### What to do
In your copy, include every line of the listing below exactly but none of the pictures.

### Material provided
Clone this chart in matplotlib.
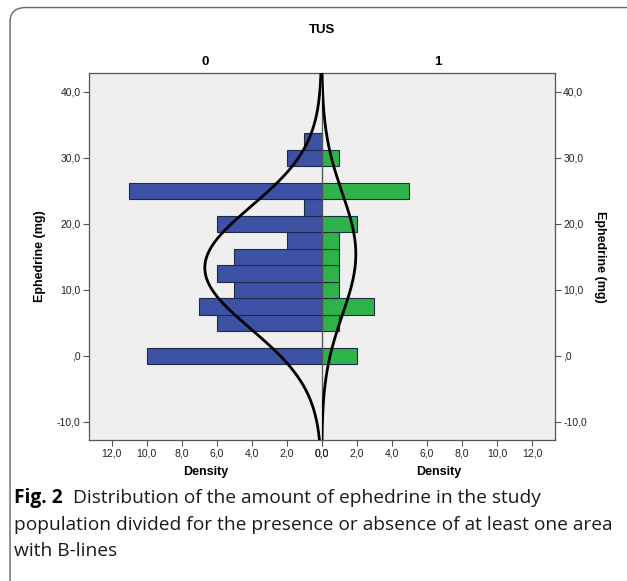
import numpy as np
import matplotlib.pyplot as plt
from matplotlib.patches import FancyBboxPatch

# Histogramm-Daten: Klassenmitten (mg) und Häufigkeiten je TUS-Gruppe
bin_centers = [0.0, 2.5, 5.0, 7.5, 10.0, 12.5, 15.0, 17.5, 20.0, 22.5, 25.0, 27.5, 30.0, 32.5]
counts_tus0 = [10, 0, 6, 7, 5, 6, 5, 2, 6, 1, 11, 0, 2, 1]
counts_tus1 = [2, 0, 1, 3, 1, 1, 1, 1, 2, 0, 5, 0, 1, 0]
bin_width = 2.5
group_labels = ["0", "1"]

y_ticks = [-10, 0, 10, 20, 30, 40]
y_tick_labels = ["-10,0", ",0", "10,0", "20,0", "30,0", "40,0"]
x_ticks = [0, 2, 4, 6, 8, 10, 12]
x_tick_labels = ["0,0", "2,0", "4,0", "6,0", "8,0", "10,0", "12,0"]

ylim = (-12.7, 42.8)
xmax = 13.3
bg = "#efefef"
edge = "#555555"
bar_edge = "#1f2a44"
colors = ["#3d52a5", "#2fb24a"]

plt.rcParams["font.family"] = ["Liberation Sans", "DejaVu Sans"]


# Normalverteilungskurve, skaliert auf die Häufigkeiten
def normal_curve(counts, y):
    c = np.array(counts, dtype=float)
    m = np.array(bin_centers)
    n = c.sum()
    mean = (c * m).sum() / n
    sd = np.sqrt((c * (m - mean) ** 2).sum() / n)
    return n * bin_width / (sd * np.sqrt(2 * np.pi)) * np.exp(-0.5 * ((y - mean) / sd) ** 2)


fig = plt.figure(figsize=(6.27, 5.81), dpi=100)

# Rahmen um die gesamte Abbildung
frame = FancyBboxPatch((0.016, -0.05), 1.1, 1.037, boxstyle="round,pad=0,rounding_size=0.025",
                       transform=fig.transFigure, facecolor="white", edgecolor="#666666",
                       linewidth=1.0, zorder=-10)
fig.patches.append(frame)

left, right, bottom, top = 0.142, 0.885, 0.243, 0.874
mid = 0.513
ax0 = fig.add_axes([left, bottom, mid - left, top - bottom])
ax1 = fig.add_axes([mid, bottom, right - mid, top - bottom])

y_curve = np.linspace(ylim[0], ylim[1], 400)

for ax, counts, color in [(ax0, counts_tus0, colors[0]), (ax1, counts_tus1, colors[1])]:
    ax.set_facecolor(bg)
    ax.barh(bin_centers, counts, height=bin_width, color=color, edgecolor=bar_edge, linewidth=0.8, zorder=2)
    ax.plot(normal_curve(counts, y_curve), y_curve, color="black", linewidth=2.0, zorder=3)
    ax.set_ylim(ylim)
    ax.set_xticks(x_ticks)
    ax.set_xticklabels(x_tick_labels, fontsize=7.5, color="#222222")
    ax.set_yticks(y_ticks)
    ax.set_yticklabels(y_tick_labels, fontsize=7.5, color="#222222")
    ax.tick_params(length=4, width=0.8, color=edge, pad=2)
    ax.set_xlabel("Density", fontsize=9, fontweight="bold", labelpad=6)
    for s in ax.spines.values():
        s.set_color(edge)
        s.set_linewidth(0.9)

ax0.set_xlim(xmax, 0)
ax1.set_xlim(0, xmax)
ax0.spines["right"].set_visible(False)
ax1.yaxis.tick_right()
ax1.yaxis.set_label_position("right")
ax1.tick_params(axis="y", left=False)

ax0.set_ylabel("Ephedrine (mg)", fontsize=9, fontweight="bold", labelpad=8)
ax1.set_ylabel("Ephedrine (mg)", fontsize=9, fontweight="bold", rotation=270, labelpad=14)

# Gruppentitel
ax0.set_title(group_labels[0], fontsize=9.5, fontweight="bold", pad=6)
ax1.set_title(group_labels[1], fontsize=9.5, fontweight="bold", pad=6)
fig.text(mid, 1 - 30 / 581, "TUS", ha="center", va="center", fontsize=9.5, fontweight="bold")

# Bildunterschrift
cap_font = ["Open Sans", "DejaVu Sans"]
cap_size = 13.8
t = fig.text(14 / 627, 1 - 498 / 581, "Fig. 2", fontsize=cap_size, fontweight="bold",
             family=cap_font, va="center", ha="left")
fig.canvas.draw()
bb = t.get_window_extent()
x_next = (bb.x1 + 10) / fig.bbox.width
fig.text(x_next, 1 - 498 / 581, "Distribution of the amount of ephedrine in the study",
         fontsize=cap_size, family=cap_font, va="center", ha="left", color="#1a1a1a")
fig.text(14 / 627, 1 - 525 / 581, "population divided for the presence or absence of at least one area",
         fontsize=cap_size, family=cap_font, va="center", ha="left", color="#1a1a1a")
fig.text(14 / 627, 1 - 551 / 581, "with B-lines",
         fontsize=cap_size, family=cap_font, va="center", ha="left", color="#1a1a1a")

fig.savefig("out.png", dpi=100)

### Solution to this problem
Clone this chart in matplotlib.
import numpy as np
import matplotlib.pyplot as plt
from matplotlib.patches import FancyBboxPatch

# Histogramm-Daten: Klassenmitten (mg) und Häufigkeiten je TUS-Gruppe
bin_centers = [0.0, 2.5, 5.0, 7.5, 10.0, 12.5, 15.0, 17.5, 20.0, 22.5, 25.0, 27.5, 30.0, 32.5]
counts_tus0 = [10, 0, 6, 7, 5, 6, 5, 2, 6, 1, 11, 0, 2, 1]
counts_tus1 = [2, 0, 1, 3, 1, 1, 1, 1, 2, 0, 5, 0, 1, 0]
bin_width = 2.5
group_labels = ["0", "1"]

y_ticks = [-10, 0, 10, 20, 30, 40]
y_tick_labels = ["-10,0", ",0", "10,0", "20,0", "30,0", "40,0"]
x_ticks = [0, 2, 4, 6, 8, 10, 12]
x_tick_labels = ["0,0", "2,0", "4,0", "6,0", "8,0", "10,0", "12,0"]

ylim = (-12.7, 42.8)
xmax = 13.3
bg = "#efefef"
edge = "#555555"
bar_edge = "#1f2a44"
colors = ["#3d52a5", "#2fb24a"]

plt.rcParams["font.family"] = ["Liberation Sans", "DejaVu Sans"]


# Normalverteilungskurve, skaliert auf die Häufigkeiten
def normal_curve(counts, y):
    c = np.array(counts, dtype=float)
    m = np.array(bin_centers)
    n = c.sum()
    mean = (c * m).sum() / n
    sd = np.sqrt((c * (m - mean) ** 2).sum() / n)
    return n * bin_width / (sd * np.sqrt(2 * np.pi)) * np.exp(-0.5 * ((y - mean) / sd) ** 2)


fig = plt.figure(figsize=(6.27, 5.81), dpi=100)

# Rahmen um die gesamte Abbildung
frame = FancyBboxPatch((0.016, -0.05), 1.1, 1.037, boxstyle="round,pad=0,rounding_size=0.025",
                       transform=fig.transFigure, facecolor="white", edgecolor="#666666",
                       linewidth=1.0, zorder=-10)
fig.patches.append(frame)

left, right, bottom, top = 0.142, 0.885, 0.243, 0.874
mid = 0.513
ax0 = fig.add_axes([left, bottom, mid - left, top - bottom])
ax1 = fig.add_axes([mid, bottom, right - mid, top - bottom])

y_curve = np.linspace(ylim[0], ylim[1], 400)

for ax, counts, color in [(ax0, counts_tus0, colors[0]), (ax1, counts_tus1, colors[1])]:
    ax.set_facecolor(bg)
    ax.barh(bin_centers, counts, height=bin_width, color=color, edgecolor=bar_edge, linewidth=0.8, zorder=2)
    ax.plot(normal_curve(counts, y_curve), y_curve, color="black", linewidth=2.0, zorder=3)
    ax.set_ylim(ylim)
    ax.set_xticks(x_ticks)
    ax.set_xticklabels(x_tick_labels, fontsize=7.5, color="#222222")
    ax.set_yticks(y_ticks)
    ax.set_yticklabels(y_tick_labels, fontsize=7.5, color="#222222")
    ax.tick_params(length=4, width=0.8, color=edge, pad=2)
    ax.set_xlabel("Density", fontsize=9, fontweight="bold", labelpad=6)
    for s in ax.spines.values():
        s.set_color(edge)
        s.set_linewidth(0.9)

ax0.set_xlim(xmax, 0)
ax1.set_xlim(0, xmax)
ax0.spines["right"].set_visible(False)
ax1.yaxis.tick_right()
ax1.yaxis.set_label_position("right")
ax1.tick_params(axis="y", left=False)

ax0.set_ylabel("Ephedrine (mg)", fontsize=9, fontweight="bold", labelpad=8)
ax1.set_ylabel("Ephedrine (mg)", fontsize=9, fontweight="bold", rotation=270, labelpad=14)

# Gruppentitel
ax0.set_title(group_labels[0], fontsize=9.5, fontweight="bold", pad=6)
ax1.set_title(group_labels[1], fontsize=9.5, fontweight="bold", pad=6)
fig.text(mid, 1 - 30 / 581, "TUS", ha="center", va="center", fontsize=9.5, fontweight="bold")

# Bildunterschrift
cap_font = ["Open Sans", "DejaVu Sans"]
cap_size = 13.8
t = fig.text(14 / 627, 1 - 498 / 581, "Fig. 2", fontsize=cap_size, fontweight="bold",
             family=cap_font, va="center", ha="left")
fig.canvas.draw()
bb = t.get_window_extent()
x_next = (bb.x1 + 10) / fig.bbox.width
fig.text(x_next, 1 - 498 / 581, "Distribution of the amount of ephedrine in the study",
         fontsize=cap_size, family=cap_font, va="center", ha="left", color="#1a1a1a")
fig.text(14 / 627, 1 - 525 / 581, "population divided for the presence or absence of at least one area",
         fontsize=cap_size, family=cap_font, va="center", ha="left", color="#1a1a1a")
fig.text(14 / 627, 1 - 551 / 581, "with B-lines",
         fontsize=cap_size, family=cap_font, va="center", ha="left", color="#1a1a1a")

fig.savefig("out.png", dpi=100)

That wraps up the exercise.